The first satellite was launched into a geosynchronous area in 1963. That was an American spacecraft, Syncom-2. Today, Earth remote sensing and telecommunication satellites are being launched into this trajectory.
At the same altitude, but directly above the equator, the spacecraft enters a geostationary path. Planet rotation compensates for the satellite motion, and the satellite stays fixed over a certain place. The point where the spacecraft is located is called the standing point, and only the meridian is used to indicate its position.
Spacecraft in geostationary orbit continuously monitor a specific area. They are used to monitor the weather, take pictures of the planet’s surface, and to transmit satellite television since their fixed position allows viewers to stay connected without changing the direction of their antennas.

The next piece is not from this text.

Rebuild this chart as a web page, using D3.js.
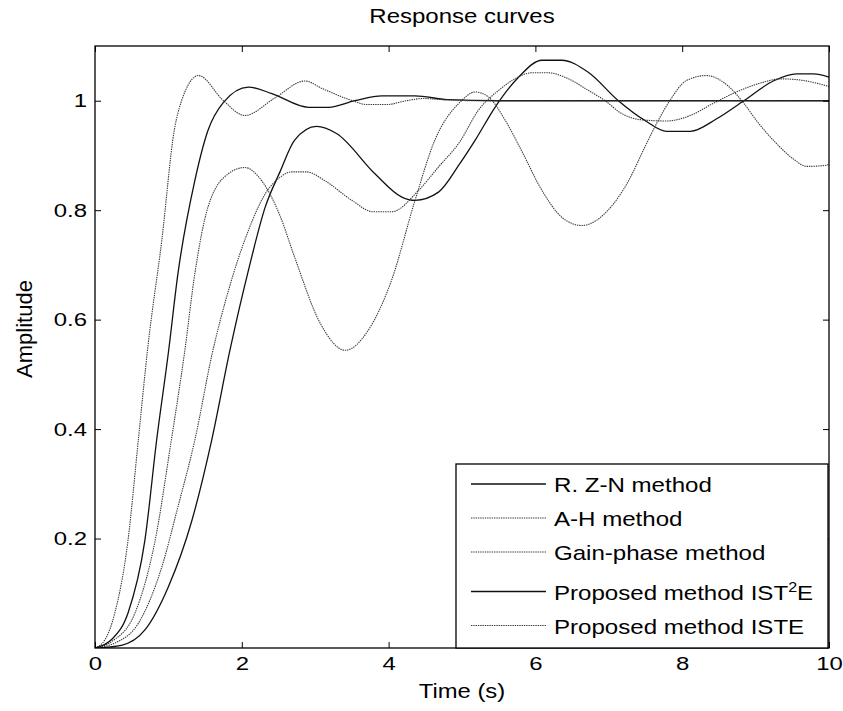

NASA launches its GEOS satellites in this area. They help exchange information with search and rescue beacons and detect sea ships and aircraft. Besides, such devices can be equipped with additional tools that take pictures of the Sun and monitor magnetic and radiation activity.
Highly elliptical (HEO)
This type has an elliptical (elongated) shape and is used to launch spacecraft with custom characteristics. This is an alternative to the geostationary area. Since the latter type depends on the equator, it’s hard to monitor the Southern and Northern regions of the planet from the geostationary trajectory. So, spacecraft that are supposed to monitor these areas are launched into a highly elliptical orbit.
Here, the devices move along an elongated ellipse, and one of its edges is located closer to the planets pole. The Earth’s gravity affects the spacecraft’s speed, and they move faster near the poles. The longer the device’s distance from the Earth’s surface, the slower its speed. As a result, spacecraft spend most of their time far from the planet’s surface.
The full rotation cycle of a device on HEO takes 12 hours. However, most of this time, the satellite monitors only one hemisphere. HEOs are mostly suited for spacecraft transmitting and receiving signals at polar and high latitudes. This movement trajectory allows transmitting of signals to any location on the Earth.
Two devices moving on the HEO ensure uninterrupted space communications and have only one drawback — the position of the satellites, relative to the Earth station, keeps changing all the time.
NASA and ESA space observatories, GPS, as well as radio communication, and Meridian satellites are located in the highly elliptical trajectory.